Once again starring Russell Beale, Raine’s play concerns the great eighteenth-century German composer Johann Sebastian Bach and his complicated family. Flippant and funny in its sweary modern English text, it is, nonetheless, clearly borne of meticulous research into the lives of Bach, his sons, his wives and more. Her Bach is a cranky perfectionist whose prodigious output comes laden with a refusal to compromise his work’s inherent complexity – he believes he is ultimately making it for God, not for his patrons – and a tendency to pick arguments with basically everyone.
The ‘sons’ bit of the title most literally applies to Carl and Wilhelm, Bach’s two eldest children, and the difficult relationship between them and their father. Samuel Blenkin plays Carl as a high-strung do-gooder, frequently appalled by his father’s behaviour but still desperate for his approval; Douggie McMeekin’s lovably oafish Wilhelm is favoured by his father but overwhelmed by the pressure, growing up a boozy mediocrity.
But as Raine makes clear, they were not Bach’s only children: perhaps the most powerful aspect of her play is the sense it gives of the agony of an age in which childhood life expectancy was so low, and a woman’s role was deemed to involve churning out as many children as possible. Bach had two wives: Barbara (who died in her mid-thirties) and Anna. They’re portrayed by Pandora Colin and Racheal Ofori as intelligent, compassionate women whose lives were defined by the physically and emotionally ravages of giving birth to endless children: 20 in total, half of whom died in infancy. There is a painful background throb to Nicholas Hytner’s production, the constant buzz of death.

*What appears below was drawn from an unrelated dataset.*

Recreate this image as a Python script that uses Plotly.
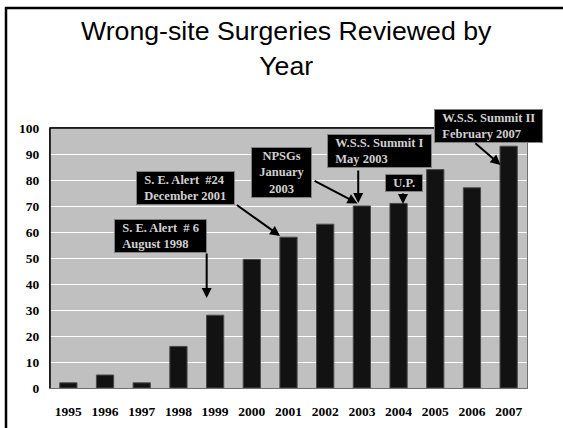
import plotly.graph_objects as go

# ---- data ----
years = ["1995", "1996", "1997", "1998", "1999", "2000", "2001",
         "2002", "2003", "2004", "2005", "2006", "2007"]
reviewed = [2, 5, 2, 16, 28, 49.5, 58, 63, 70, 71, 84, 77, 93]

title_text = "Wrong-site Surgeries Reviewed by<br>Year"

event_labels = [
    ["S. E. Alert  # 6", "August 1998"],
    ["S. E. Alert  #24", "December 2001"],
    ["NPSGs", "January", "2003"],
    ["W.S.S. Summit I", "May 2003"],
    ["U.P."],
    ["W.S.S. Summit II", "February 2007"],
]
event_align = ["left", "left", "center", "left", "center", "left"]
# label box centre (category index, value)
event_box_x = [2.52, 3.20, 5.80, 8.48, 9.15, 11.44]
event_box_y = [58.5, 77.1, 82.9, 91.2, 79.0, 100.8]
# arrow tail and tip (category index, value)
arrow_tail_x = [3.77, 4.55, 6.67, 7.90, 9.12, 11.05]
arrow_tail_y = [52.3, 70.8, 80.0, 84.2, 75.4, 94.6]
arrow_tip_x = [3.77, 5.77, 7.88, 7.90, 9.12, 11.78]
arrow_tip_y = [34.6, 58.5, 71.0, 71.2, 70.8, 85.8]

Y_MAX = 100

# ---- layout geometry ----
W, H = 563, 428
ML, MR, MT, MB = 50, 36, 128, 40
PW = W - ML - MR
PH = H - MT - MB


def px_to_paper_x(px):
    return (px - ML) / PW


def px_to_paper_y(py):
    return (H - MB - py) / PH


serif = "Liberation Serif, Times New Roman, serif"
pad = "&nbsp;&nbsp;"

fig = go.Figure()
fig.add_trace(go.Bar(
    x=years, y=reviewed,
    marker=dict(color="#121212", line=dict(color="#4a4a4a", width=1)),
    width=0.47,
))

annotations = []
for i, lines in enumerate(event_labels):
    txt = "<br>".join(pad + ln + pad for ln in lines)
    annotations.append(dict(
        x=event_box_x[i], y=event_box_y[i] / Y_MAX, xref="x", yref="paper",
        text="<b>" + txt + "</b>", showarrow=False, align=event_align[i],
        font=dict(family=serif, size=12.5, color="#d0d0d0"),
        bgcolor="#000000", bordercolor="#808080", borderwidth=1, borderpad=1,
        xanchor="center", yanchor="middle",
    ))
    annotations.append(dict(
        x=arrow_tip_x[i], y=arrow_tip_y[i], xref="x", yref="y",
        ax=arrow_tail_x[i], ay=arrow_tail_y[i], axref="x", ayref="y",
        text="", showarrow=True, arrowhead=2, arrowsize=1, arrowwidth=2,
        arrowcolor="#000000", standoff=0, startstandoff=0,
    ))

# title as a paper annotation
annotations.append(dict(
    text=title_text, xref="paper", yref="paper",
    x=px_to_paper_x(286), y=px_to_paper_y(14), xanchor="center", yanchor="top",
    showarrow=False, align="center",
    font=dict(family="Liberation Sans, Arial, sans-serif", size=26.7, color="#000000"),
))

shapes = [
    # outer frame (left and top)
    dict(type="line", xref="paper", yref="paper",
         x0=px_to_paper_x(6), x1=px_to_paper_x(6),
         y0=px_to_paper_y(7), y1=px_to_paper_y(H + 5),
         line=dict(color="#000000", width=2.5)),
    dict(type="line", xref="paper", yref="paper",
         x0=px_to_paper_x(5), x1=px_to_paper_x(W + 5),
         y0=px_to_paper_y(8), y1=px_to_paper_y(8),
         line=dict(color="#000000", width=2.5)),
    # plot-area dark top and left edges
    dict(type="line", xref="paper", yref="paper", x0=0, x1=1, y0=1, y1=1,
         line=dict(color="#000000", width=1.5)),
    dict(type="line", xref="paper", yref="paper", x0=0, x1=0, y0=0, y1=1,
         line=dict(color="#000000", width=1.5)),
]

fig.update_layout(
    width=W, height=H,
    margin=dict(l=ML, r=MR, t=MT, b=MB, autoexpand=False),
    paper_bgcolor="#ffffff",
    plot_bgcolor="#c0c0c0",
    showlegend=False,
    xaxis=dict(type="category", range=[-0.5, len(years) - 0.5],
               showgrid=False, showline=True, automargin=False,
               linecolor="#707070", linewidth=1, mirror=True,
               tickfont=dict(family=serif, size=13.5, color="#000000", weight="bold"),
               ticklabelstandoff=11),
    yaxis=dict(range=[0, Y_MAX], dtick=10, showgrid=True, gridcolor="#ffffff",
               gridwidth=1, zeroline=False, showline=True, linecolor="#707070",
               linewidth=1, mirror=True, automargin=False,
               tickfont=dict(family=serif, size=13.5, color="#000000", weight="bold"),
               ticklabelstandoff=7),
    annotations=annotations,
    shapes=shapes,
    bargap=0.53,
)

fig.write_html(
    "out.html",
    config={"displayModeBar": False},
    post_script="document.body.style.margin='0';document.body.style.overflow='hidden';",
)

And yet it never really comes together as a great play. If it’s essentially about Bach’s relationship with his two sons and two wives, then iwe learn far more about what they feel about him than him about them. Not that Bach Snr is uninteresting. But for all his fascinating idiosyncrasies – his strange mix of zealotry and irreverence – he feels like a distant figure, who ploughs his own furrow. It’s not that he doesn’t feel things. But he doesn’t really change, or learn anything. It’s really a play about how others are forced to react to him, and despite Russell Beale’s cranky charisma, it’s not really the sort of big, chewy, emotional role that he can really drill down into.
There is a really weird, great turn from Pravessh Rana as a menacingly camp Frederick the Great, who Carl comes to work for. When Bach Snr visits his court, the Prussian monarch merciless tests the elderly man’s powers of composition: there is something electrifying about this confrontation that feels like it could have powered a whole play. Certainly it’s hard to escape the shadow of Peter Shaffer’s peerless ‘Amadeus’, which conveyed Mozart’s idiosyncratic brilliance by focussing it through a tragic rivalry with a single person, Salieri. ‘Bach & Sons’ is much more diffuse, and kind of drifts interestingly through Bach’s later life without ever finding a thrilling dramatic form.
The Bridge no longer feels like the heroic lone voice of an underground resistance, and really that’s probably a good thing in general terms. But ‘Bach & Sons’ is entertaining stuff, made with care, and if the drama is on the cosy side, it’s worth saying the music always thrills, melodic razors of harpsichord, slashing thrilling patterns through the air.